Rich they ain't, but the people of Otahuhu have no desire to give up their multicultural diversity for the sterile concrete of an inner-city apartment block.
They are not impressed by apartment salesman Martin Dunn, quoted in the latest issue of Metro magazine as condemning cheap new apartment blocks for bringing "low-lifes" into the city - from their suburb.
"They'll be on the dole," he said. "They'll be people who should live in Otahuhu and never be allowed out of Otahuhu."
Otahuhu town manager Graham Mullins was annoyed at Mr Dunn's comments yesterday.
"This is getting very close to a human rights issue," he said.
Tongan-born Teresa Koloi, 25, who wheels one-year-old son Nikolai up the Great South Rd most days, said she and her husband, a welder, wouldn't want to live in an inner-city apartment anyway.
"The 'low-life' in South Auckland have big families and wouldn't want to live in an apartment," she said.
"I just came last year from Palmerston North and I've got to really enjoy Otahuhu. It's more like a community. It's nice and friendly, the little town area.
"I don't like the city, I'm not into business - it's nice to visit but not to live there."
Blue Hennessy, 65, runs a firewood business in Otahuhu, exporting charcoal to China.
"I live in Otahuhu but that doesn't mean to say I'm a low-life," he said. "Nobody has the right to say those sorts of things."
His wife, Seruwaia, 44, says prices are cheaper in Otahuhu and she would not want to live in the city.
"It wouldn't be very adequate for five children," she said. "There's no place to play. The only game you'd have for them is PlayStation, you'd be filling them with machine games."
Business consultant Bill Smith, 46, moved from Remuera to buy a waterfront property on the Tamaki Estuary for "the best price in Auckland", and said Mr Dunn "doesn't know what he's talking about".
"I work all round Auckland but I choose to live in Otahuhu because it's fantastic," he said.
"Real people live in Otahuhu. They are not plastic, it's like a real slice of life - and you can still get a decent cup of coffee."
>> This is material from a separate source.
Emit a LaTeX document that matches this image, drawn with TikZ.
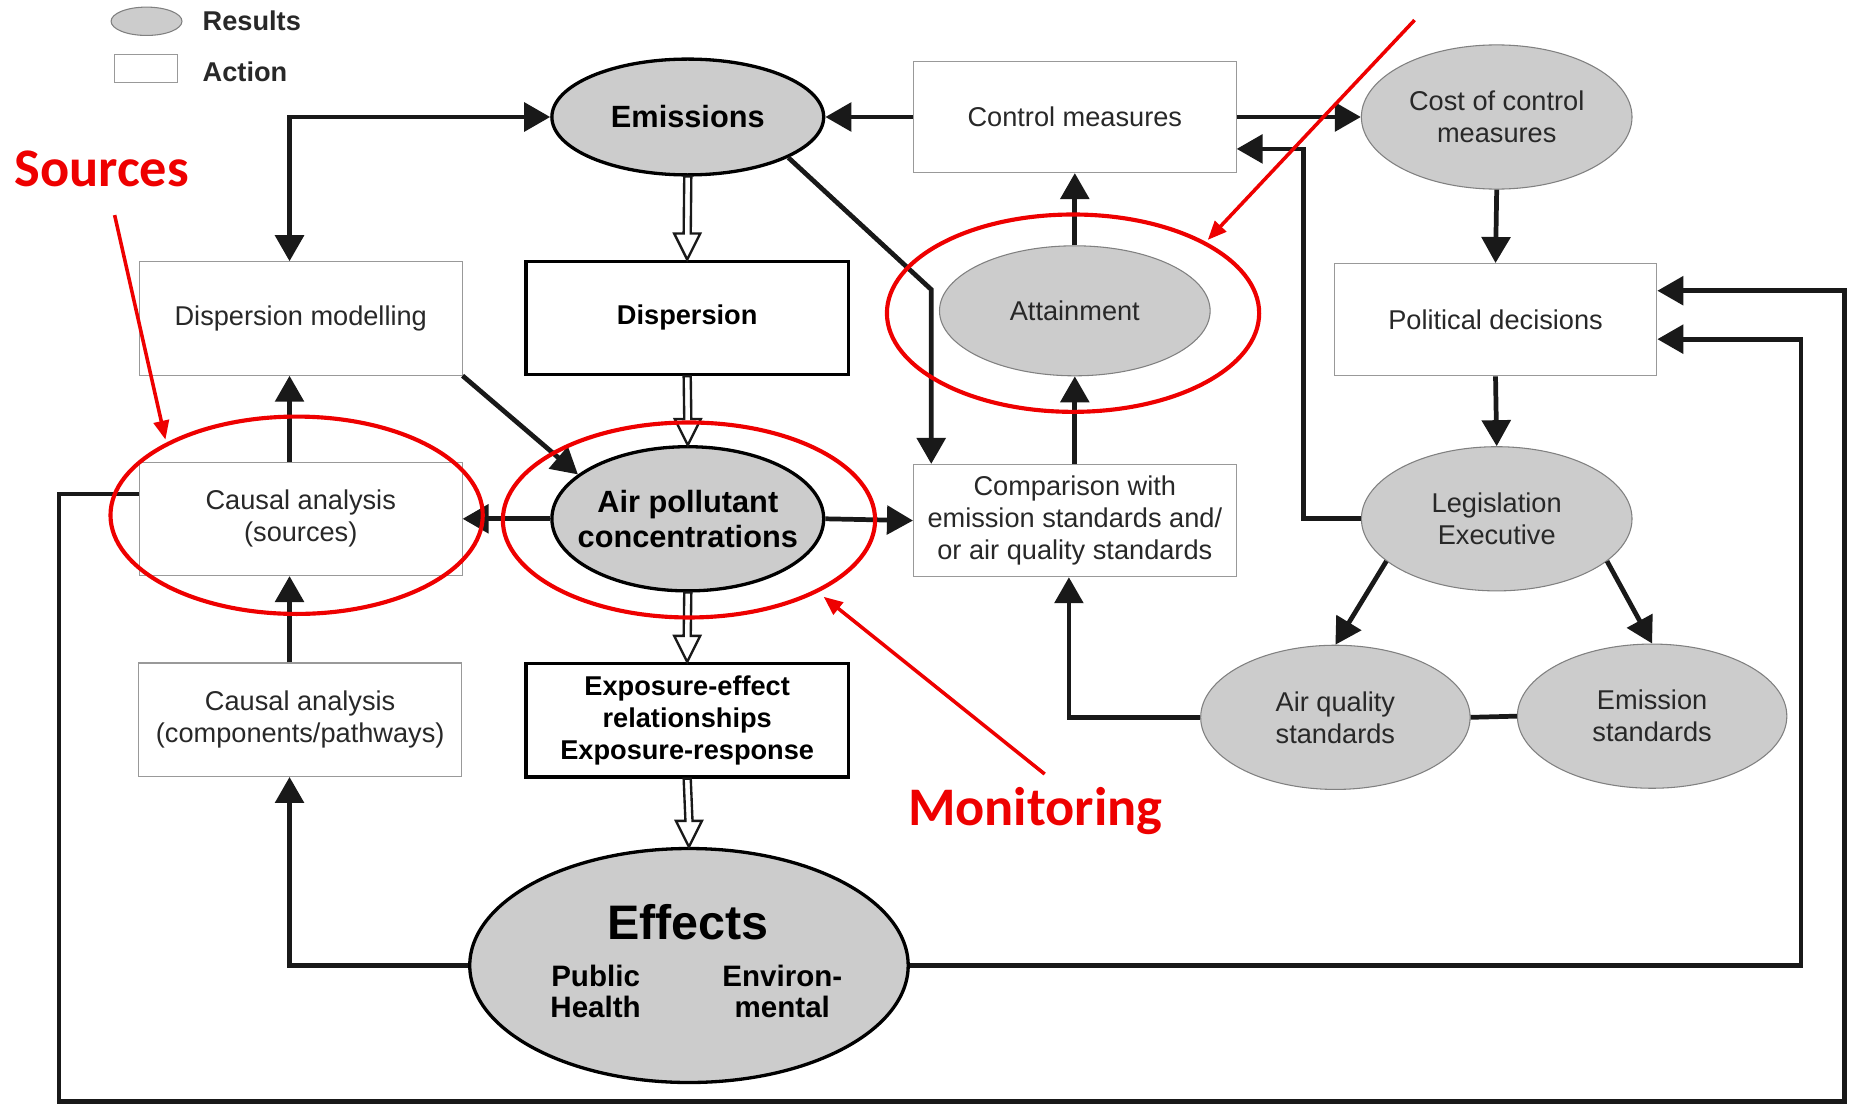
\documentclass[tikz,border=0pt]{standalone}
\usepackage{fontspec}
\setmainfont{Liberation Sans}
\newfontfamily\notefont{Carlito}
\usetikzlibrary{positioning}
\usetikzlibrary{calc}
\usetikzlibrary{arrows.meta}
\usetikzlibrary{shapes.geometric}
\definecolor{resgray}{RGB}{204,204,204}
\definecolor{inkgray}{RGB}{40,40,40}
\definecolor{notered}{RGB}{238,0,0}

\newcommand{\hollowarrow}[2]{%
  \draw [hollow] ($(#1)+(-3,0)$) -- ($(#2)+(-3,-22)$) -- ($(#2)+(-11,-22)$) -- (#2)
    -- ($(#2)+(11,-22)$) -- ($(#2)+(3,-22)$) -- ($(#1)+(3,0)$) -- cycle;}

\begin{document}
\begin{tikzpicture}[x=1pt,y=-1pt,
    >={Triangle[length=22pt,width=24pt]},
    result/.style={ellipse,draw=black!50,line width=0.9pt,fill=resgray,inner sep=0pt,
      minimum width=229,minimum height=122,align=center,text=inkgray,
      font=\fontsize{23}{27}\selectfont},
    resultmain/.style={result,draw=black,line width=2.8pt,text=black,
      font=\bfseries\fontsize{26}{30}\selectfont},
    action/.style={rectangle,draw=black!40,line width=0.9pt,fill=white,inner sep=0pt,
      minimum width=273,minimum height=96,align=center,text=inkgray,
      font=\fontsize{23}{27}\selectfont},
    actionmain/.style={action,draw=black,line width=2.8pt,text=black,
      font=\bfseries\fontsize{23}{27}\selectfont},
    effsub/.style={align=center,text=black,font=\bfseries\fontsize{25}{26}\selectfont},
    link/.style={draw=black!90,line width=4pt},
    hollow/.style={draw=black!90,line width=2pt,fill=white,line join=miter},
    ring/.style={ellipse,draw=notered,line width=3.5pt,inner sep=0pt,minimum width=315,minimum height=167},
    note/.style={text=notered,font=\notefont\bfseries\fontsize{46}{46}\selectfont},
    noteline/.style={draw=notered,line width=3pt,-{Triangle[length=16pt,width=13pt]}},
    legend/.style={anchor=west,text=inkgray,font=\bfseries\fontsize{23}{27}\selectfont}]

  \useasboundingbox [fill=white] (0,0) rectangle (1568,935);

  % legend
  \node [result,minimum width=60,minimum height=24] (legres) at (124,18) {};
  \node [action,minimum width=53,minimum height=24] (legact) at (123.5,58) {};
  \node [legend] (legrestext) at (168,18) {Results};
  \node [legend] (legacttext) at (168,61) {Action};

  % nodes
  \node [resultmain,minimum width=230,minimum height=98] (emis) at (582,99) {Emissions};
  \node [action,minimum height=94] (ctrl) at (909.5,99) {Control measures};
  \node [result] (cost) at (1266.5,99) {Cost of control\\measures};

  \node [action] (dispmod) at (254.5,269.5) {Dispersion modelling};
  \node [actionmain] (disp) at (581.5,269) {Dispersion};
  \node [result,minimum height=110] (att) at (909.5,263) {Attainment};
  \node [action,minimum height=95] (polit) at (1265.5,270.5) {Political decisions};

  \node [action] (caus) at (254.5,439) {Causal analysis\\(sources)};
  \node [resultmain,minimum width=230,inner xsep=-20pt] (apc) at (582,439) {Air pollutant\\concentrations};
  \node [action,minimum height=95] (comp) at (909.5,440.5) {Comparison with\\emission standards and/\\or air quality standards};
  \node [result] (legis) at (1266.5,439) {Legislation\\Executive};

  \node [action] (cauc) at (254,609) {Causal analysis\\(components/pathways)};
  \node [actionmain] (expo) at (581.5,609.5) {Exposure-effect\\relationships\\Exposure-response};
  \node [result,minimum width=228] (aqs) at (1130,607) {Air quality\\standards};
  \node [result,minimum width=228] (ems) at (1398,606) {Emission\\standards};

  \node [resultmain,minimum width=371,minimum height=198] (effects) at (583,817) {};
  \node [text=black,font=\bfseries\fontsize{41}{41}\selectfont] (efftitle) at (582,780) {Effects};
  \node [effsub] (effhealth) at (504,839) {Public\\Health};
  \node [effsub] (effenv) at (662,839) {Environ-\\mental};

  % main chain
  \hollowarrow{emis.south}{disp.north}
  \hollowarrow{disp.south}{apc.north}
  \hollowarrow{apc.south}{expo.north}
  \hollowarrow{expo.south}{effects.north}

  % connectors
  \draw [link,<->] ([xshift=-9.5pt]dispmod.north) |- (emis.west);
  \draw [link,->] (ctrl.west) -- (emis.east);
  \draw [link,->] (ctrl.east) -- (cost.west);
  \draw [link,->] (cost.south) -- (polit.north);
  \draw [link,->] (polit.south) -- (legis.north);
  \draw [link,->] (legis.201) -- (aqs.north);
  \draw [link,->] (legis.339) -- (ems.north);
  \draw [link] (aqs.east) -- (ems.west);

  \coordinate (legup) at (1103,126);
  \draw [link,->] (legis.west) -| (legup) -- (legup -| ctrl.east);
  \draw [link,->] (aqs.west) -| ([xshift=-5pt]comp.south);
  \draw [link,->] (comp.north) -- (att.south);
  \draw [link,->] (att.north) -- (ctrl.south);

  \coordinate (embend) at (788,245);
  \draw [link,->] (emis.338) -- (embend) -- (embend |- comp.north);
  \draw [link,->] (dispmod.south east) -- (apc.158);
  \draw [link,->] (apc.west) -- (caus.east);
  \draw [link,->] (apc.east) -- (comp.west);

  \draw [link,->] ([xshift=-9.5pt]caus.north) -- ([xshift=-9.5pt]dispmod.south);
  \draw [link,->] ([xshift=-9pt]cauc.north) -- ([xshift=-9.5pt]caus.south);
  \draw [link,->] (effects.west) -| ([xshift=-9pt]cauc.south);

  \coordinate (rightin) at (1524,287);
  \draw [link,->] (effects.east) -| (rightin) -- (rightin -| polit.east);
  \coordinate (loopa) at (50,932);
  \coordinate (loopb) at (1561,246);
  \draw [link,->] ([yshift=21pt]caus.west) -| (loopa) -| (loopb) -- (loopb -| polit.east);

  % red notes
  \node [ring] (ringcaus) at (251,436) {};
  \node [ring,minimum height=165] (ringapc) at (583,440) {};
  \node [ring] (ringatt) at (908,265) {};
  \node [note] (srcnote) at (86,143) {Sources};
  \node [note] (monnote) at (876,686) {Monitoring};

  \coordinate (srcfrom) at (97,182);
  \coordinate (srcto) at (140,372);
  \coordinate (attfrom) at (1197,17);
  \coordinate (attto) at (1022,203);
  \coordinate (monfrom) at (884,655);
  \coordinate (monto) at (697,505);
  \draw [noteline] (srcfrom) -- (srcto);
  \draw [noteline] (attfrom) -- (attto);
  \draw [noteline] (monfrom) -- (monto);
\end{tikzpicture}
\end{document}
Ponsonby public relations consultant Anamika Vasil was so excited by visiting Otahuhu soon after she moved to Auckland in 1999 that she registered a website, otahuhu.com, and proposed a promotion programme to the Main Street Association. Although the project lapsed, she still loves the place.
"I guess I was new to Auckland and I was just intrigued by how multicultural it is. It was like getting a taste of all the different ethnicities.
"I stumbled into that main shopping strip which is full of Indian shops, South Pacific shops, different eating places, and there was that food court - I couldn't believe that. And I actually saw David Lange sitting there one day and I thought, 'My God, this is the real Auckland."'
Mr Dunn, who grew up in Remuera and now lives in Milford, admitted yesterday that he did not spend much time in Otahuhu.
"I speed through areas like that."
He said he had been selling inner-city apartments since 1991 and objected to small flats which threatened to turn downtown Auckland into another "Brixton".
"The city has been expensive. We have been lucky because the tenancy market has been reasonably sophisticated," he said.
"I don't want to have a whole lot of apartments with bedrooms that you can hardly get a bed into. Who is going to be living in them? It is going to bring a subculture into the city and I am certainly not welcoming that. I resent it.
"If we have a whole lot of sickness beneficiaries and dole bludgers in the city, that is definitely going to change the culture of the CBD."
Housing New Zealand central Auckland manager Graham Bodman confirmed that he had leased 178 flats in the central business district in the past four or five years, on top of the 182 state housing units in Greys Ave and Symonds St built in the 1940s.
He said Mr Dunn's comments were quite irresponsible. "Housing NZ's view is that poorer people have a right to live in the city near employment, schools, social services that they require."